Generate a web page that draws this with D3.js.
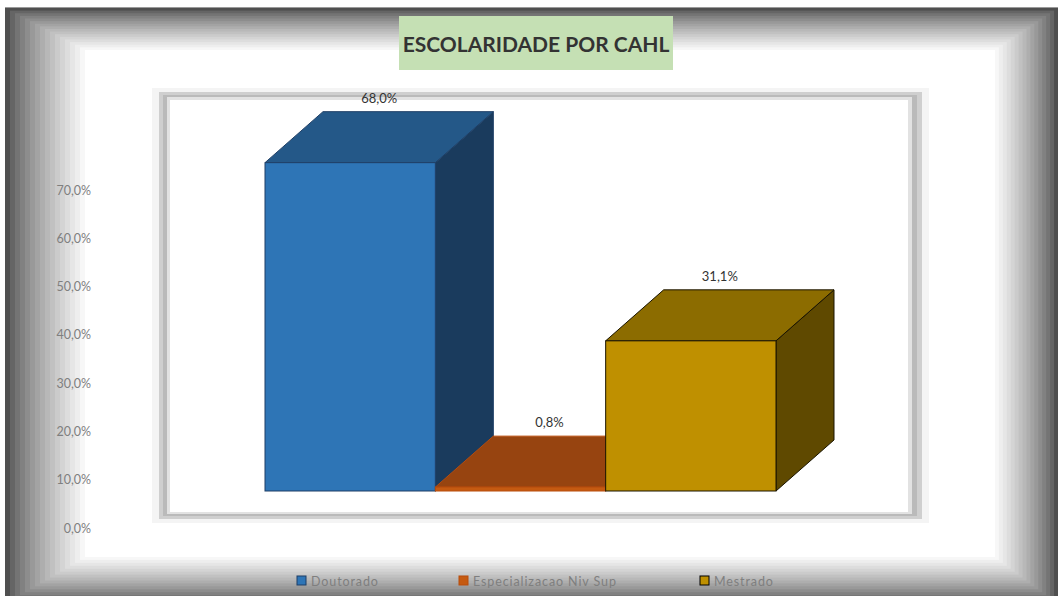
<!DOCTYPE html>
<html><head><meta charset="utf-8">
<script src="https://cdn.jsdelivr.net/npm/d3@7"></script>
<style>html,body{margin:0;padding:0;background:#fff;}svg{display:block;}</style>
</head><body>
<svg id="c" width="1058" height="596"></svg>
<script>
const categories = ["Doutorado", "Especializacao Niv Sup", "Mestrado"];
const values = [68.0, 0.8, 31.1];
const tickValues = [0, 10, 20, 30, 40, 50, 60, 70];
const title = "ESCOLARIDADE POR CAHL";
const frontColors = ["#2e75b6", "#c55a11", "#bf9000"];
const topColors = ["#245888", "#974410", "#8c6c00"];
const sideColors = ["#1a3b5d", "#6f310b", "#5f4900"];
const strokeColors = ["#1f3f66", "#b84c0c", "#1a1400"];

const svg = d3.select("#c");
const font = "Lato, 'Open Sans', sans-serif";
const loc = d3.formatLocale({decimal: ",", thousands: ".", grouping: [3], currency: ["", ""]});
const fmt = v => loc.format(".1f")(v) + "%";

// frame with stepped gradient
const N = 16;
const gray = d3.interpolateRgb("#4f4f4f", "#ffffff");
for (let i = 0; i <= N; i++) {
  const t = i / N;
  const l = 5 + t * 80, tp = 8 + t * 42, r = 1058 - t * 63, b = 604 - t * 47;
  svg.append("rect").attr("x", l).attr("y", tp).attr("width", r - l).attr("height", b - tp)
    .attr("fill", gray(Math.pow(t, 0.75)));
}
svg.append("rect").attr("x", 5).attr("y", 7).attr("width", 1053).attr("height", 1).attr("fill", "#9a9a9a");

// title
svg.append("rect").attr("x", 399).attr("y", 16).attr("width", 274).attr("height", 54).attr("fill", "#c5e0b4");
svg.append("text").attr("x", 536).attr("y", 52).attr("text-anchor", "middle")
  .attr("font-family", font).attr("font-weight", "bold").attr("font-size", 21).attr("fill", "#333")
  .text(title);

// plot area border
const pa = [["#f4f4f4", 152, 88, 929, 523], ["#cfcfcf", 159, 92, 922, 519], ["#bababa", 163, 95, 917, 516], ["#e2e2e2", 167, 97, 912, 514], ["#ffffff", 170, 100, 908, 512]];
pa.forEach(([c, x0, y0, x1, y1]) => svg.append("rect").attr("x", x0).attr("y", y0).attr("width", x1 - x0).attr("height", y1 - y0).attr("fill", c));

// scales
const yAxis = d3.scaleLinear().domain([0, 70]).range([528, 190]);
const yBar = d3.scaleLinear().domain([0, 70]).range([491, 153]);
const x = d3.scaleBand().domain(categories).range([265, 776]).padding(0);
const dx = 58, dy = -51;

// axis labels
const ax = svg.append("g").attr("transform", "translate(91,0)");
ax.call(d3.axisLeft(yAxis).tickValues(tickValues).tickFormat(fmt).tickSize(0).tickPadding(0));
ax.select(".domain").remove();
ax.selectAll("text").attr("font-family", font).attr("font-size", 12.5).attr("fill", "#7f7f7f");

// 3D bars
categories.forEach((c, i) => {
  const v = values[i];
  const x0 = x(c), x1 = x(c) + x.bandwidth();
  const yt = yBar(v), yb = yBar(0);
  const g = svg.append("g");
  const sw = 1;
  g.append("path").attr("d", `M${x1},${yt}L${x1 + dx},${yt + dy}L${x1 + dx},${yb + dy}L${x1},${yb}Z`)
    .attr("fill", sideColors[i]).attr("stroke", strokeColors[i]).attr("stroke-width", sw).attr("stroke-linejoin", "round");
  g.append("path").attr("d", `M${x0},${yt}L${x0 + dx},${yt + dy}L${x1 + dx},${yt + dy}L${x1},${yt}Z`)
    .attr("fill", topColors[i]).attr("stroke", strokeColors[i]).attr("stroke-width", sw).attr("stroke-linejoin", "round");
  g.append("rect").attr("x", x0).attr("y", yt).attr("width", x1 - x0).attr("height", yb - yt)
    .attr("fill", frontColors[i]).attr("stroke", strokeColors[i]).attr("stroke-width", sw);
  svg.append("text").attr("x", (x0 + x1) / 2 + dx / 2).attr("y", yt + dy - 9)
    .attr("text-anchor", "middle").attr("font-family", font).attr("font-size", 13).attr("fill", "#333")
    .text(fmt(v));
});
svg.selectAll("text").raise();

// legend
const legendX = [297, 459, 700];
categories.forEach((c, i) => {
  svg.append("rect").attr("x", legendX[i]).attr("y", 576).attr("width", 9).attr("height", 9)
    .attr("fill", frontColors[i]).attr("stroke", i === 2 ? "#000" : strokeColors[i]).attr("stroke-width", 1);
  svg.append("text").attr("x", legendX[i] + 14).attr("y", 586)
    .attr("font-family", font).attr("font-size", 12.5).attr("letter-spacing", 0.9).attr("fill", "#7f7f7f")
    .text(c);
});
</script>
</body></html>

* **Brief**
Write out exactly the opening lines of the data, stopping after the line that holds "const fmt = v". Exclude pictures.

* **The reply**
Generate a web page that draws this with D3.js.
<!DOCTYPE html>
<html><head><meta charset="utf-8">
<script src="https://cdn.jsdelivr.net/npm/d3@7"></script>
<style>html,body{margin:0;padding:0;background:#fff;}svg{display:block;}</style>
</head><body>
<svg id="c" width="1058" height="596"></svg>
<script>
const categories = ["Doutorado", "Especializacao Niv Sup", "Mestrado"];
const values = [68.0, 0.8, 31.1];
const tickValues = [0, 10, 20, 30, 40, 50, 60, 70];
const title = "ESCOLARIDADE POR CAHL";
const frontColors = ["#2e75b6", "#c55a11", "#bf9000"];
const topColors = ["#245888", "#974410", "#8c6c00"];
const sideColors = ["#1a3b5d", "#6f310b", "#5f4900"];
const strokeColors = ["#1f3f66", "#b84c0c", "#1a1400"];

const svg = d3.select("#c");
const font = "Lato, 'Open Sans', sans-serif";
const loc = d3.formatLocale({decimal: ",", thousands: ".", grouping: [3], currency: ["", ""]});
const fmt = v => loc.format(".1f")(v) + "%";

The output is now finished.